The story in Brutal Legend starts out as pure rock greatness. You play as Jack Black … er, Eddie Riggs, a roadie for an awful pop rock band who, in an accident, is transported to a land of heavy metal clichés. You meet up with a group of beaten down people, desperate to fight back against their oppressors. With Eddie’s help, they build an army and take their revolution on the road to fight any demons and other nasties that get in their way.

The story and jokes are definitely the stars of the show in Brutal Legend. It plays out sort of like Heavy Metal (the movie) meets Spinal Tap meets Metalocalypse, so it is full of over the top imagery, metal clichés, and inside jokes that fans of all of that stuff will appreciate. When you toss in a solid performance by Jack Black as Riggs, and voicework by Lemmy Kilmister, Lita Ford, Rob Halford, Ozzy Osbourne, and Tenacious D’s (and Trainwreck) Kyle Gass, you have a towering inferno of metal talent all working together in this game to make it awesome.

It has to be said, though, that if you don’t like Jack Black or heavy metal, it is going to be a struggle to enjoy Brutal Legend. You’re not going to get the jokes and Black will grate on you and you’ll hate it. Fair warning.

Gameplay

EA
For those of us that “get it”, Brutal Legend is genuinely funny and the story and characters and metal imagery throughout the game are excellent. When it comes to actually taking control and playing it, however, things start to turn sour.

The gameplay is split into a few parts. There are on-foot sections where you run around an open world as Eddie and explore and find hidden goodies and hack enemies up with an ax or use his guitar to attack them with fire and lightning. You also learn guitar solos throughout the game that you play by following button presses as they scroll across the top of the screen. These parts basically feel like a Zelda game, and the guitar solos are like using the Wand of Wind in Wind Waker.
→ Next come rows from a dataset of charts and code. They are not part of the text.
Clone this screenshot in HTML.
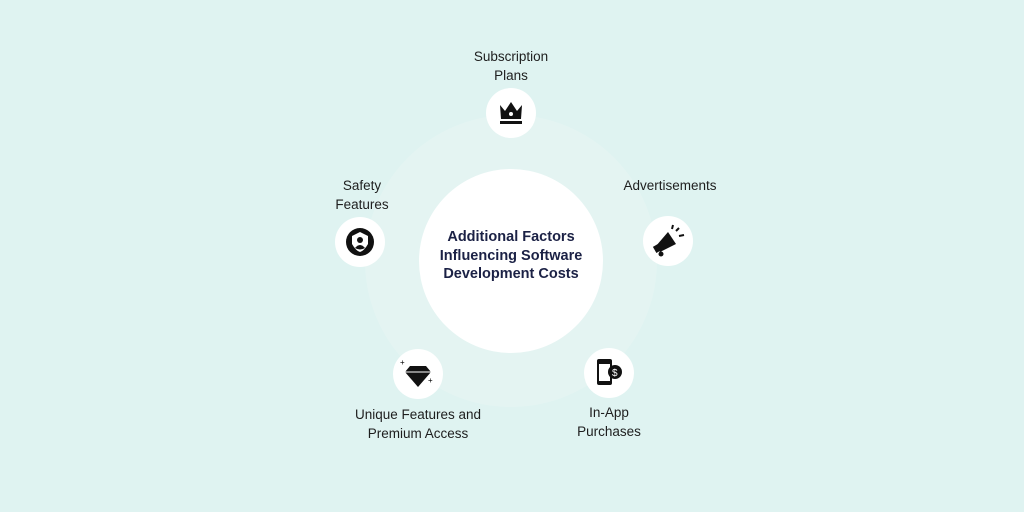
<!DOCTYPE html>
<html><head><style>
body{margin:0;width:1024px;height:512px;background:#dff3f1;position:relative;overflow:hidden;font-family:"Liberation Sans",sans-serif}
.t{position:absolute;text-align:center;font-size:13.5px;color:#1e1e1e;line-height:19px;white-space:nowrap}
</style></head><body>
<svg width="1024" height="512" style="position:absolute;left:0;top:0">
<circle cx="511" cy="261" r="146" fill="#e4f4f2"/>
<circle cx="511" cy="261" r="92" fill="#fff"/>
<g fill="#fff">
<circle cx="511" cy="113" r="25"/>
<circle cx="668" cy="241" r="25"/>
<circle cx="360" cy="242" r="25"/>
<circle cx="418" cy="374" r="25"/>
<circle cx="609" cy="373" r="25"/>
</g>
<path d="M500 105 L505 111 L511 102 L517 111 L522 105 L521 119 L501 119Z" fill="#111"/>
<circle cx="511" cy="114" r="2" fill="#fff"/>
<rect x="500" y="121" width="22" height="3" fill="#111"/>
<circle cx="360" cy="242" r="14" fill="#111"/>
<path d="M352 236 L360 232 L368 236 L368 244 Q364 251 360 252 Q356 251 352 244Z" fill="#fff"/>
<circle cx="360" cy="240" r="3" fill="#111"/><path d="M355 248 Q360 242 365 248 Q360 251 355 248Z" fill="#111"/>
<path d="M656 246 L668 232 L676 244 L660 252Z" fill="#111"/>
<rect x="654" y="245" width="6" height="7" transform="rotate(-30 657 248)" fill="#111"/>
<circle cx="661" cy="254" r="2.5" fill="#111"/>
<path d="M676 231 L679 228 M679 236 L684 235 M672 229 L673 225" stroke="#111" stroke-width="2"/>
<path d="M410 366 L426 366 L431 372 L418 387 L405 372Z" fill="#111"/>
<path d="M405 372 L431 372" stroke="#fff" stroke-width="1"/>
<text x="400" y="365" font-size="8">+</text><text x="428" y="383" font-size="8">+</text>
<rect x="597" y="359" width="15" height="26" rx="2" fill="#111"/>
<rect x="599" y="364" width="11" height="17" fill="#fff"/>
<circle cx="615" cy="372" r="7" fill="#111"/>
<text x="612" y="376" font-size="10" fill="#fff">$</text>
</svg>
<div class="t" style="left:411px;top:228px;width:200px;font-weight:bold;font-size:14.5px;line-height:18.5px;color:#1b2145">Additional Factors<br>Influencing Software<br>Development Costs</div>
<div class="t" style="left:431px;top:47px;width:160px">Subscription<br>Plans</div>
<div class="t" style="left:590px;top:176px;width:160px">Advertisements</div>
<div class="t" style="left:282px;top:176px;width:160px">Safety<br>Features</div>
<div class="t" style="left:318px;top:405px;width:200px">Unique Features and<br>Premium Access</div>
<div class="t" style="left:529px;top:403px;width:160px">In-App<br>Purchases</div>
</body></html>
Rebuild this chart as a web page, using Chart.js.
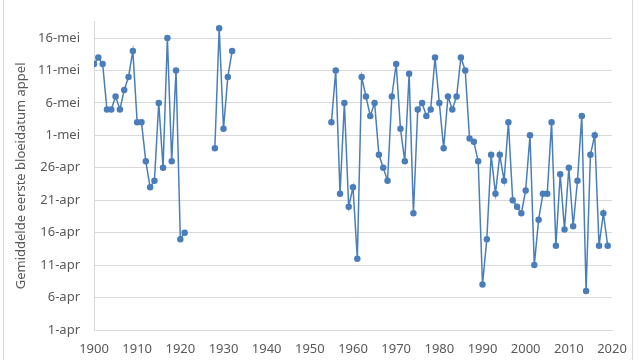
<!DOCTYPE html>
<html>
<head>
<meta charset="utf-8">
<script src="https://cdn.jsdelivr.net/npm/chart.js@4.4.1/dist/chart.umd.min.js"></script>
<style>
    html, body { margin: 0; padding: 0; background: #fff; overflow: hidden; }
    #wrap { position: relative; width: 640px; height: 360px; overflow: hidden; }
    #rand { position: absolute; left: 3px; top: -4px; width: 630px; height: 368px; border: 1px solid #d9d9d9; box-sizing: border-box; }
    canvas { position: absolute; left: 0; top: 0; }
</style>
</head>
<body>
<div id="wrap">
    <div id="rand"></div>
    <canvas id="bloeiChart" width="640" height="360"></canvas>
</div>
<script>
// jaren met een waarneming (null = onderbreking in de reeks)
var jaren = [
    1900, 1901, 1902, 1903, 1904, 1905, 1906, 1907, 1908, 1909,
    1910, 1911, 1912, 1913, 1914, 1915, 1916, 1917, 1918, 1919,
    1920, 1921, 1922,
    1928, 1929, 1930, 1931, 1932, 1933,
    1955, 1956, 1957, 1958, 1959,
    1960, 1961, 1962, 1963, 1964, 1965, 1966, 1967, 1968, 1969,
    1970, 1971, 1972, 1973, 1974, 1975, 1976, 1977, 1978, 1979,
    1980, 1981, 1982, 1983, 1984, 1985, 1986, 1987, 1988, 1989,
    1990, 1991, 1992, 1993, 1994, 1995, 1996, 1997, 1998, 1999,
    2000, 2001, 2002, 2003, 2004, 2005, 2006, 2007, 2008, 2009,
    2010, 2011, 2012, 2013, 2014, 2015, 2016, 2017, 2018, 2019
];
// dagen na 1 april
var bloeidag = [
    41, 42, 41, 34, 34, 36, 34, 37, 39, 43,
    32, 32, 26, 22, 23, 35, 25, 45, 26, 40,
    14, 15, null,
    28, 46.5, 31, 39, 43, null,
    32, 40, 21, 35, 19,
    22, 11, 39, 36, 33, 35, 27, 25, 23, 36,
    41, 31, 26, 39.5, 18, 34, 35, 33, 34, 42,
    35, 28, 36, 34, 36, 42, 40, 29.5, 29, 26,
    7, 14, 27, 21, 27, 23, 32, 20, 19, 18,
    21.5, 30, 10, 17, 21, 21, 32, 13, 24, 15.5,
    25, 16, 23, 33, 6, 27, 30, 13, 18, 13
];
var yLabels = ['1-apr', '6-apr', '11-apr', '16-apr', '21-apr', '26-apr', '1-mei', '6-mei', '11-mei', '16-mei'];

var punten = jaren.map(function(j, i) { return { x: j, y: bloeidag[i] }; });

var tekst = '#595959';
var raster = '#d9d9d9';
var font = { family: 'Noto Sans', size: 13 };

var ctx = document.getElementById('bloeiChart').getContext('2d');
var chart = new Chart(ctx, {
    type: 'line',
    data: {
        datasets: [{
            label: 'Bloeidatum',
            data: punten,
            borderColor: '#4a7ebb',
            backgroundColor: '#4a7ebb',
            borderWidth: 1.5,
            pointRadius: 2.5,
            pointHoverRadius: 3,
            spanGaps: false,
            tension: 0
        }]
    },
    options: {
        responsive: false,
        animation: false,
        layout: { padding: { left: 0, right: 28, top: 5, bottom: 0 } },
        plugins: {
            legend: { display: false },
            tooltip: { enabled: false }
        },
        scales: {
            x: {
                type: 'linear',
                min: 1900,
                max: 2020,
                ticks: { stepSize: 10, color: tekst, font: font, padding: 11, callback: function(v) { return String(v); } },
                grid: { display: false, drawTicks: false },
                border: { display: true, color: raster },
                afterFit: function(s) { s.height = 30; }
            },
            y: {
                min: 0,
                max: 47.5,
                ticks: {
                    stepSize: 5,
                    includeBounds: false,
                    color: tekst,
                    font: font,
                    padding: 14,
                    callback: function(v) { return yLabels[v / 5]; }
                },
                grid: { color: raster, drawTicks: false },
                border: { display: true, color: raster },
                title: {
                    display: true,
                    text: 'Gemiddelde eerste bloeidatum appel',
                    color: tekst,
                    font: font,
                    padding: { top: 13, bottom: 0 }
                },
                afterFit: function(s) { s.width = 94; }
            }
        }
    }
});
</script>
</body>
</html>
If the gameplay only consisted of these on-foot parts, it could have been quite good.

But it isn’t just Zelda-style hacking and slashing, and that is where the problems come in. To move around the large game world faster, you have a car. This is fine, and the car is cool, but it controls like a brick sliding around on ice and tends to get stuck on the scenery a lot. Thankfully, you don’t ever need precision control while you’re driving the car, but it would have been a lot more enjoyable if it didn’t control so poorly.

The final pieces of the gameplay puzzle are stage battles that pop up during big confrontations in the story. These are metal-themed real-time-strategy events, basically. Your resources are fans that you collect with merchandise booths, and from there it plays like any other RTS and even uses a radial control interface like recent Command & Conquer titles. You build units, upgrade your stage to get more powerful units, and direct them around the battlefield towards your opponent’s merch booths and stage. During these battles, Eddie sprouts demon wings that let you quickly fly around the battlefield so you can command your troops. Eddie also has a number of powerful guitar solos that do things like block enemy troop building or even call down a giant flaming zeppelin to rain fire down on the enemy.

Sounds cool, right? It would be, if it all didn’t control so terribly. Your unit A.I. is awful so you have to micromanage them and tell them to do everything. Victory conditions are also never really clearly spelled out, so you’ll keep fighting and not really know what to do and then all of a sudden win and not understand why. The controls during the stage battles for directing units are awkward at best (and generally boils down to the tried and true “send everyone in one direction” method, anyway), and the whole concept gets really stale long before the end of the game.